When Nancy Hunter meets Peter Allen, sparks don't exactly fly, but there is definitely something worth exploring between them. Imagine their surprise when they discover they have loved each other for centuries, through life after life after life.

Question from the e-mail:  I see in your submission guidelines that you say "Everything a person says should go in one paragraph, even if they change the subject." I was always taught to change paragraphs whenever the topic changed. And if someone continues to speak, not to close the quotes.  Why isn't that correct.

Answer: Good to hear from you Sherry.  I'm sure you were taught well. Those are the rules most of us are taught in college. You were probably also taught that the period always goes outside the quotation marks, too. That is correct, if you are typing an term paper, but not if you are writing a book.

In a book dialogue is when two characters talk to one anoyther. The object of the punctuation there is not to give two arguments that say the same thing, and from two different sources, but to make clear what emotions each character is showing, or concealing.

Writing teachers have lots of rules.

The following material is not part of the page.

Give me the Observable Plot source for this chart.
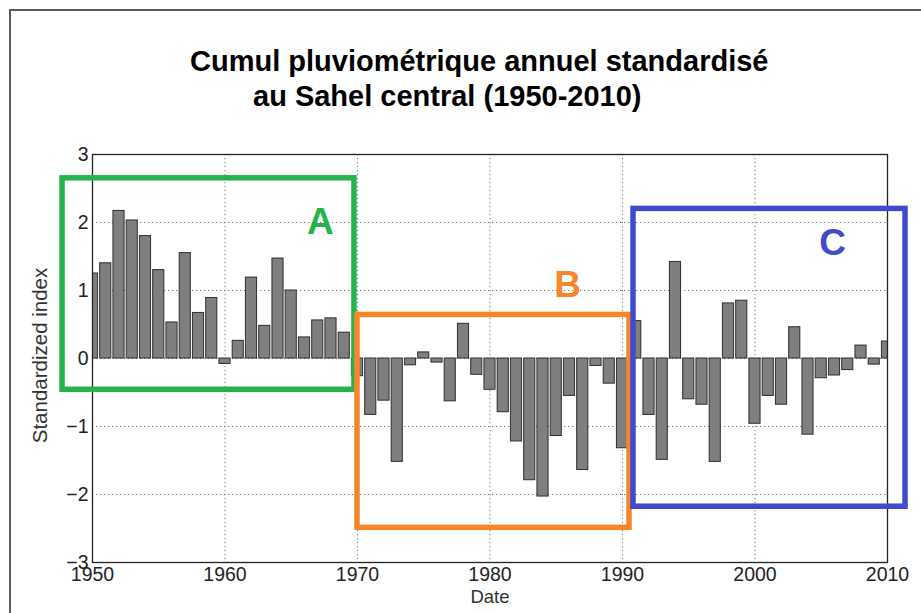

Publishers only have two:

NEVER confuse the reader.

NEVER make work for your editor.

Now punctuating dialogue is a bit tricky. First of all, you never let two characters talk in the same paragraph. Commas and other punctuation go inside the quotes. And you must paragraph each time a new person speaks.

Finally, Everything a person says at one time (even if they change the subject) goes in the same paragraph. There are exceptions to that rule, for instance if someone is making a formal speech at a graduation or political rally. But in conversation, don't use the new paragraph, no close quote deal as most readers expect a new person to speak when a new paragraph appears and not giving them that cue will CONFUSE them.

When an editor sees that in a ms. it signals two things.

First and most important, they will have to scour all the dialogue in the book to fix it. That will take a lot of extra time and, if the book is a good one and they get distracted too much by the story, they are bound to miss some.

It also means the writer either hasn't read the submission guidelines, or he thinks the rules don't apply to him.

I can't stress too much how important it is to punctuate dialogue correctly.